Slatectx: Adding some context to the desktop
Most workflows today are app-centric, this is my attempt at trying something different
Why I created slatectx
To put my usecase and workflow in a few sentences:
What I'm mostly doing is editing textfiles, writing code, configuration, notes and so on. I'm doing a lot of thing in the shell (bash) and my text editor (kakoune), usually working with more than one window open using i3 or sway as a window manager. Leading to …
I want a new terminal and I want it in the same pwd as the last terminal I interacted with on that workspace!
The workspace constraint is because I sometimes switch between a reference or otherwise related project to the main thing I'm working on and I don't want the pwd on one to influence the pwd on the other and usually I already separate those by putting them onto a different workspace.
To be able to do anything that is context aware, one needs a way to identify a certain context and a way of finding out which context currently applies. Since this journey started with a simple POC and then stayed pretty simple slatectx contexts are named by opaque (no assumptions based on the name) strings containing alphanumeric characters, dashes
- and underscores
_ with slashes
\ being forbidden because these have to work in filenames.
Generating Context Names
With the requirements being that I don't want an additional daemon for doing housekeeping and be able to debug where the names are coming from I settled on the following rough naming scheme:
For example, the workspace I'm writing this post on maps to the context
y1-9, derived from me currently using a wayland session that has
wayland-1 set as its
WAYLAND_DISPLAY and being on workspace 1. With an ssh connection this would simply be
ssh and tmux uses
To generate those identifiers my approach involved finding out which session type is currently used, getting the workspace and then stitching that together in the
slatectx-get-context-name which is the central interface for getting the name of the current context (A bit like xdg-open for opening files).
slatectx-get-context-name script is supposed to be replaced when one wishes to use a different context naming logic.
With the problem of figuring out the current context out solved one can implement things like a mot recently used directory (the original motivation). The logic behind that has now moved to its own tool
When used with the set command it validates that the directory exists (and is a directory), turns a relative into an absolute path and stores the result in
The get operation reads this file, runs the checks again (the filesystem could have been modified in between) and prints the path out, depending on the check results with an error return code.
This little helper is used in my bashrc to
cd into the last used directory on startup and hooked into the
PROMPT_COMMAND to record the last used directory.
A similar thing happens with a filedialog script I'm using to quickly navigate the filesystem and open files, which on startup gets passed the result of
slatectx-pwd get and has a hook to set the pwd on a change-directory event.
Another thing that is set up in my shell and text-editor is a
cdx alias for quickly jumping to the slatectx-pwd in an already open session.
There is also experimental configuration for integrating it with lf which I don't use as often as I'd like to, because I haven't figured out how to make use of lf in a way that makes me not run into a wall at some point where a command I expect isn't there because I haven't figured out how to configure that part of lf yet. (one of the reasons I wrote the filedialog script)

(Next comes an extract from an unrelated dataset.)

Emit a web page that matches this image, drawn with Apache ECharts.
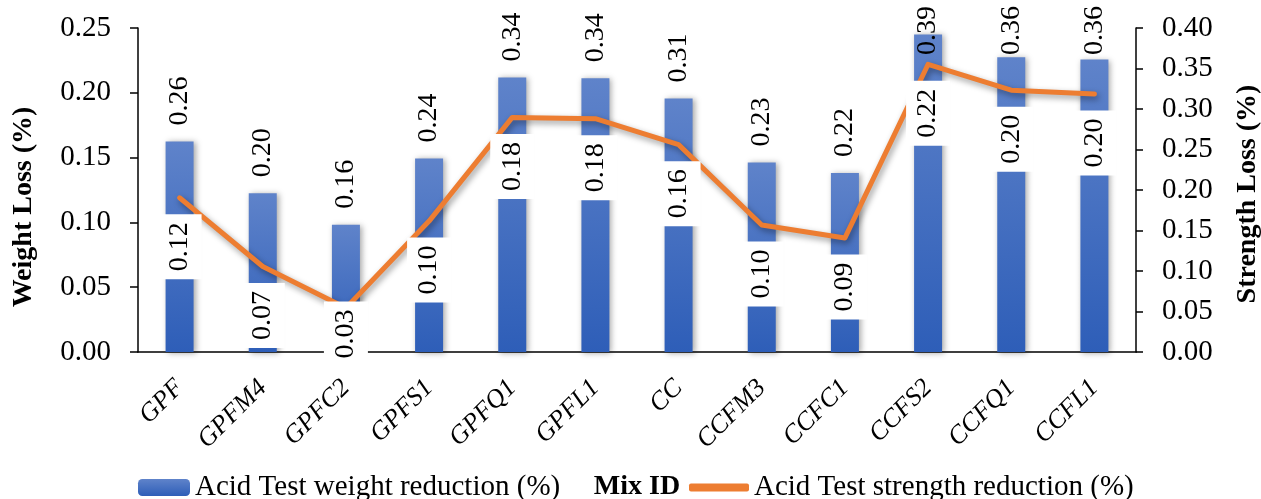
<!DOCTYPE html>
<html>
<head>
<meta charset="utf-8">
<script src="https://cdn.jsdelivr.net/npm/echarts@6/dist/echarts.min.js"></script>
<style>
  html, body { margin: 0; padding: 0; background: #fff; overflow: hidden; }
  #chart { width: 1261px; height: 499px; }
</style>
</head>
<body>
<div id="chart"></div>
<script>
// ---- Data ----
const categories = ['GPF', 'GPFM4', 'GPFC2', 'GPFS1', 'GPFQ1', 'GPFL1', 'CC', 'CCFM3', 'CCFC1', 'CCFS2', 'CCFQ1', 'CCFL1'];
const barName = 'Acid Test weight reduction (%)';
const lineName = 'Acid Test strength reduction (%)';
// bar values (read against the right-hand axis)
const barValues = [0.26, 0.196, 0.157, 0.239, 0.339, 0.338, 0.313, 0.234, 0.221, 0.392, 0.364, 0.361];
// line values (read against the left-hand axis)
const lineValues = [0.119, 0.066, 0.034, 0.101, 0.181, 0.180, 0.160, 0.098, 0.088, 0.222, 0.202, 0.199];
const leftTicks = { min: 0, max: 0.25, interval: 0.05 };
const rightTicks = { min: 0, max: 0.40, interval: 0.05 };

const FONT = 'Liberation Serif';
const LABEL_SIZE = 28;
const chart = echarts.init(document.getElementById('chart'), null, { renderer: 'canvas' });

const fmt2 = v => Number(v).toFixed(2);

const option = {
  animation: false,
  backgroundColor: '#ffffff',
  textStyle: { fontFamily: FONT, color: '#000' },
  grid: { left: 138, right: 125, top: 28, bottom: 147, containLabel: false, outerBoundsMode: 'none' },
  legend: [
    {
      data: [barName], left: 138, top: 473, padding: 0, itemWidth: 52, itemHeight: 17, itemGap: 5,
      textStyle: { fontFamily: FONT, fontSize: 29, color: '#000' },
      itemStyle: { shadowBlur: 0, shadowOffsetX: 0, shadowOffsetY: 0 }
    },
    {
      data: [lineName], left: 689, top: 473, padding: 0, icon: 'roundRect', itemWidth: 60, itemHeight: 8,
      textStyle: { fontFamily: FONT, fontSize: 29, color: '#000' },
      itemStyle: { color: '#ED7D31', borderWidth: 0 }
    }
  ],
  xAxis: {
    type: 'category',
    data: categories,
    name: 'Mix ID',
    nameLocation: 'middle',
    nameGap: 121,
    nameTextStyle: { fontFamily: FONT, fontWeight: 'bold', fontSize: 28, color: '#000' },
    axisLine: { lineStyle: { color: '#000', width: 1.5 } },
    axisTick: { length: 14, lineStyle: { color: '#000', width: 1.5 } },
    axisLabel: { rotate: 45, fontStyle: 'italic', fontFamily: FONT, fontSize: 26, color: '#000', margin: 32 }
  },
  yAxis: [
    {
      type: 'value', position: 'left',
      min: leftTicks.min, max: leftTicks.max, interval: leftTicks.interval,
      name: 'Weight Loss (%)', nameLocation: 'middle', nameRotate: 90, nameGap: 100,
      nameTextStyle: { fontFamily: FONT, fontWeight: 'bold', fontSize: 28, color: '#000', padding: [0, 34, 0, 0] },
      axisLine: { show: true, lineStyle: { color: '#000', width: 1.5 } },
      axisTick: { show: true, length: 8, lineStyle: { color: '#000', width: 1.5 } },
      axisLabel: { fontFamily: FONT, fontSize: 29, color: '#000', margin: 27, formatter: fmt2 },
      splitLine: { show: false }
    },
    {
      type: 'value', position: 'right',
      min: rightTicks.min, max: rightTicks.max, interval: rightTicks.interval,
      name: 'Strength Loss (%)', nameLocation: 'middle', nameRotate: 90, nameGap: 98,
      nameTextStyle: { fontFamily: FONT, fontWeight: 'bold', fontSize: 28, color: '#000', padding: [0, 8, 0, 0] },
      axisLine: { show: true, lineStyle: { color: '#000', width: 1.5 } },
      axisTick: { show: true, length: 7, lineStyle: { color: '#000', width: 1.5 } },
      axisLabel: { fontFamily: FONT, fontSize: 29, color: '#000', margin: 26, formatter: fmt2 },
      splitLine: { show: false }
    }
  ],
  series: [
    {
      name: barName,
      type: 'bar',
      yAxisIndex: 1,
      barWidth: 28,
      data: barValues,
      itemStyle: {
        color: new echarts.graphic.LinearGradient(0, 0, 0, 1, [
          { offset: 0, color: '#5f83ca' },
          { offset: 1, color: '#2e5eb8' }
        ]),
        shadowColor: 'rgba(0,0,0,0.35)',
        shadowBlur: 6,
        shadowOffsetX: 2,
        shadowOffsetY: 1
      },
      label: {
        show: true,
        position: 'top',
        distance: 16,
        rotate: 90,
        align: 'left',
        verticalAlign: 'middle',
        fontFamily: FONT,
        fontSize: LABEL_SIZE,
        color: '#000',
        formatter: p => fmt2(p.value)
      },
      z: 2
    },
    {
      name: lineName,
      type: 'line',
      yAxisIndex: 0,
      data: lineValues,
      symbol: 'circle',
      symbolSize: 1,
      showSymbol: true,
      lineStyle: {
        color: '#ED7D31',
        width: 5,
        cap: 'round',
        join: 'round',
        shadowColor: 'rgba(0,0,0,0.4)',
        shadowBlur: 6,
        shadowOffsetX: 2,
        shadowOffsetY: 3
      },
      itemStyle: { color: '#ED7D31' },
      label: {
        show: true,
        position: 'bottom',
        distance: 16,
        rotate: 90,
        align: 'right',
        verticalAlign: 'middle',
        fontFamily: FONT,
        fontSize: LABEL_SIZE,
        color: '#000',
        backgroundColor: '#ffffff',
        padding: [8, 8, 8, 8],
        formatter: p => fmt2(p.value)
      },
      z: 3
    }
  ]
};

chart.setOption(option);

// Keep data labels inside the chart area (as the original spreadsheet does):
// positions come from the library's own axes via convertToPixel.
const ctx = document.createElement('canvas').getContext('2d');
ctx.font = LABEL_SIZE + 'px "' + FONT + '"';
const textLen = s => ctx.measureText(s).width;

const barData = barValues.map(v => {
  const y = chart.convertToPixel({ yAxisIndex: 1 }, v);
  const top = y - 16 - textLen(fmt2(v));
  if (top < 6) return { value: v, label: { distance: 16 - (6 - top) } };
  return v;
});
const lineData = lineValues.map(v => {
  const y = chart.convertToPixel({ yAxisIndex: 0 }, v);
  const bottom = y + 16 + textLen(fmt2(v)) + 16;
  if (bottom > 366) return { value: v, label: { distance: 16 - (bottom - 366) } };
  return v;
});
chart.setOption({ series: [{ data: barData }, { data: lineData }] });
</script>
</body>
</html>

One thing I missed after switching to kakoune from gedit was that with gedit I could just have a keybind that opened another text editing window and I could just move the tabs between them (not missing the tab UI though).
With kakoune having a client-server architecture one could replicate having multiple clients share the same open buffers, if only there was a way to find out what the server is call … yes one can tell kakoune what the socket should be called and whether it should start in client or server mode. That's what the
kak-slatectx and the
kak-e are for.
kak-slatectx replaces the
kak command (using an alias) and by default tells kakoune to start with the given slatectx context as the socket name in client or server mode depending on the presence of the socket file. To make it a full replacement, this behaviour is completely disabled, should one attempt to pass the
-s options to kakoune.
kak-e is the slatectx enabled fileopener for kakoune, for it to work kakoune has to remember the last window one interacted with, which is a pretty simple
FocusIn hook paired with a custom
kak-e constructs an edit command for kakoune that then opens the given files in the last focused window, launching a new kakoune instance if needed.
Reusing an image viewer
Another thing I set up a wrapper for is imv (which at the time of writing is looking for a new maintainer!), an image viewer which also has a socket for remote controlling it. Since imv always uses its pid for this, an approach similar to slatectx-pwd is used to store the pid of the currently running imv instance and then using that like
kak-e to open files in an already open window (Which currently is a bit glitchy).
imv-slatectx also has an option to disable launching an imv instance, which is useful for preview displays. Open an Image, look at it select the next and the image viewer automatically jumps to the selected image. Close the image viewer and the previews are gone with more screen real estate for managing files. (I've integrated it like this into my lf configuration and it is pretty useful)
Here I described why and how I used some relatively simple shellscript to implement some shared pieces of information that can be used to make applications work together. Something I miss with most GUI applications that maybe have a hared recently used, but completely ignore what the one using them is currently working on.
That said: Feel free to to reuse my code and ideas on this one and nag me on writing documentation and packaging if you are interested.